One evening, while Seaton and his fiancé walk in the garden, the aunt plays Beethoven’s “Moonlight Sonata” for Withers. It’s a performance “disillusioned, charged with mockery and bitterness”. She also plays a consoling hymn, making it ache with “desperate estrangement”.
She remarks, when Withers, commenting on the fiancé, says he prefers brunettes, that brunettes are dark women
“dark hair, dark eyes, dark cloud, dark night, dark vision, dark death, dark grave, dark DARK!”
Withers and her share, she says, “affinities”.
And she tells Seaton that, when he’s gone, she will only have “memory for company — heavenly memory — the ghosts of other days”.
Withers is invited to the wedding, but doesn’t go.
Several months later he thinks again of Seaton.
He visits the aunt one autumn night. She’s blind and pallid. Withers asks for Seaton’s address to send a wedding gift.
The marriage, he’s told, never happened.
He asks where Arthur is.
The woman won’t say and leaves the room.
In the dark, he explores the house and enters the aunt’s bedroom. She thinks, for a moment, he’s Seaton. Then, recognizing him, she bids him go away, refers to him as “That disgusting man!”.
In the nearby village, Withers finds out Seaton died three months ago and visits his grave.
There’s no proof of anything supernatural in the story. Arthur Seaton claims to hear ghosts and that his aunt is a monster. She is strange, no doubt, but we can not definitely say she is a “spider” or in league with the devil.
Yet, the grounds are more run down, Arthur still constrained by her; her conversation in that last visit hints that maybe she can, as Seaton says, perceive something outside of normal reality. Perhaps she really does drain his soul away.
Or are Arthur Seaton and his aunt, as he suggests, something not quite human, preternaturally perceptive?
That passive fiancé, is she a victim of the aunt? There seems no psychic vampirism at play. After all, the aunt still seems to live in her home. That would seem to rule out some sort of body-switching story a la H. P. Lovecraft’s “The Thing on the Doorstep“.
Has she somehow supernaturally consumed Arthur? Does his ghost haunt the house along with others, there to keep the aunt company?
But there is a clear bit of horror, realized by the narrator in the final sentence. But it’s not about Seaton’s aunt. It may even be symbolically referenced in the narrator’s name, “Withers”.

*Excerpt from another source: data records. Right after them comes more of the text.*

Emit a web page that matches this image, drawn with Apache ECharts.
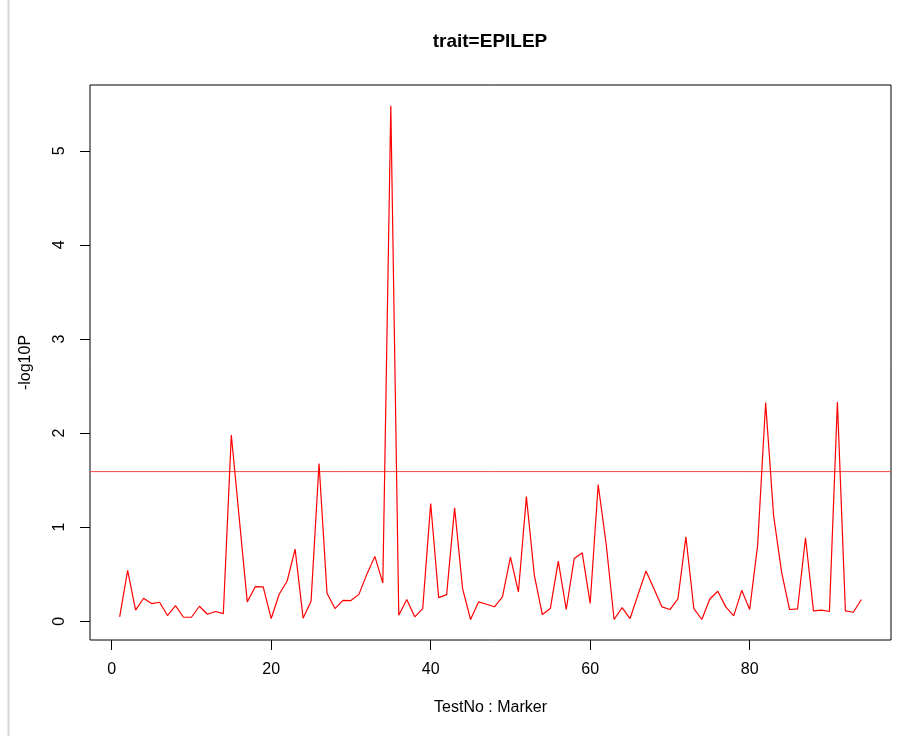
<!DOCTYPE html>
<html>
<head>
<meta charset="utf-8">
<script src="https://cdn.jsdelivr.net/npm/echarts@6/dist/echarts.min.js"></script>
<style>
html,body{margin:0;padding:0;background:#fff;}
#chart{width:917px;height:736px;}
</style>
</head>
<body>
<div id="chart"></div>
<script>
var chartTitle = 'trait=EPILEP';
var xAxisTitle = 'TestNo : Marker';
var yAxisTitle = '-log10P';
var xTicks = [0, 20, 40, 60, 80];
var yTicks = [0, 1, 2, 3, 4, 5];
var threshold = 1.59;
var negLog10P = [
  0.046, 0.54, 0.117, 0.244, 0.187, 0.201, 0.06, 0.166, 0.042, 0.042,
  0.159, 0.074, 0.103, 0.081, 1.98, 1.09, 0.205, 0.367, 0.364, 0.028,
  0.286, 0.427, 0.766, 0.032, 0.212, 1.677, 0.297, 0.134, 0.222, 0.219,
  0.285, 0.50, 0.689, 0.405, 5.48, 0.064, 0.23, 0.046, 0.134, 1.25,
  0.251, 0.282, 1.204, 0.346, 0.018, 0.205, 0.18, 0.153, 0.258, 0.681,
  0.311, 1.324, 0.487, 0.071, 0.134, 0.639, 0.124, 0.667, 0.727, 0.19,
  1.451, 0.823, 0.018, 0.145, 0.028, 0.282, 0.533, 0.346, 0.152, 0.124,
  0.236, 0.897, 0.134, 0.018, 0.236, 0.318, 0.152, 0.056, 0.328, 0.125,
  0.81, 2.323, 1.123, 0.522, 0.124, 0.13, 0.887, 0.109, 0.117, 0.103,
  2.33, 0.109, 0.095, 0.23
];
var testNo = negLog10P.map(function (v, i) { return i + 1; });

var xMin = -2.72, xMax = 97.72;
var yMin = -0.2, yMax = 5.7;

var seriesData = testNo.map(function (t, i) { return [t, negLog10P[i]]; });
var thresholdData = [[xMin, threshold], [xMax, threshold]];
var font = '"Liberation Sans", Arial, Helvetica, sans-serif';

var chart = echarts.init(document.getElementById('chart'), null, {renderer: 'canvas'});
chart.setOption({
  animation: false,
  backgroundColor: '#ffffff',
  title: {
    text: chartTitle,
    left: 490,
    top: 32,
    padding: 0,
    textAlign: 'center',
    textStyle: {fontFamily: font, fontSize: 19, fontWeight: 'bold', color: '#000'}
  },
  graphic: [{
    type: 'rect',
    shape: {x: 7.5, y: 0, width: 2, height: 736},
    style: {fill: '#d8d8d8'},
    silent: true
  }],
  grid: {
    left: 90, right: 26, top: 85, bottom: 96,
    show: true, borderColor: '#000', borderWidth: 1, backgroundColor: 'transparent'
  },
  xAxis: {
    type: 'value',
    min: xMin, max: xMax,
    name: xAxisTitle,
    nameLocation: 'middle',
    nameGap: 60,
    nameTextStyle: {fontFamily: font, fontSize: 16, color: '#000'},
    axisLine: {show: false, onZero: false},
    splitLine: {show: false},
    axisTick: {show: true, length: 10, inside: false, lineStyle: {color: '#000', width: 1}, customValues: xTicks},
    axisLabel: {show: true, margin: 22, fontFamily: font, fontSize: 16, color: '#000', customValues: xTicks}
  },
  yAxis: {
    type: 'value',
    min: yMin, max: yMax,
    name: yAxisTitle,
    nameLocation: 'middle',
    nameGap: 56,
    nameRotate: 90,
    nameTextStyle: {fontFamily: font, fontSize: 16, color: '#000'},
    axisLine: {show: false, onZero: false},
    splitLine: {show: false},
    axisTick: {show: true, length: 10, inside: false, lineStyle: {color: '#000', width: 1}, customValues: yTicks},
    axisLabel: {show: true, margin: 22, rotate: 90, fontFamily: font, fontSize: 16, color: '#000', customValues: yTicks}
  },
  series: [{
    type: 'line',
    data: thresholdData,
    showSymbol: false,
    symbol: 'none',
    silent: true,
    lineStyle: {color: '#f04848', width: 1},
    z: 1
  }, {
    type: 'line',
    data: seriesData,
    showSymbol: false,
    symbol: 'none',
    lineStyle: {color: '#ff0000', width: 1.2},
    z: 2
  }]
});
</script>
</body>
</html>
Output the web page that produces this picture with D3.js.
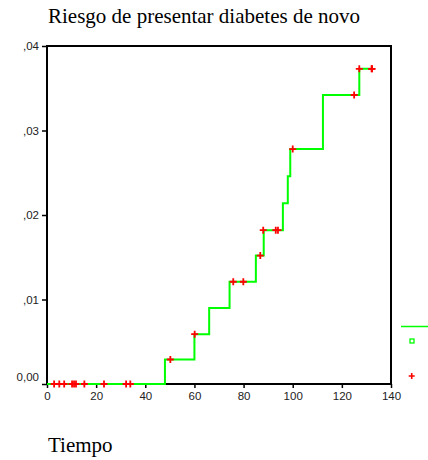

It’s about him, the man who should not have impatiently spurned Arthur Seaton, a man who, as the aunt suggests, is a kindred, consuming spirit to her:
My rather horrible thought was that, so far as I was concerned — one of his extremely few friends — he had never been much better than ‘buried’ in my mind.
There seem to be several reviews of this story on the Web of a Million Lies. I didn’t read them all, but two are perceptive: The R’lyeh Tribune’s “A Supernaturally Dysfunctional Family” and Compulsive Reader’s review of de la Mare’s Strangers and Pilgrims.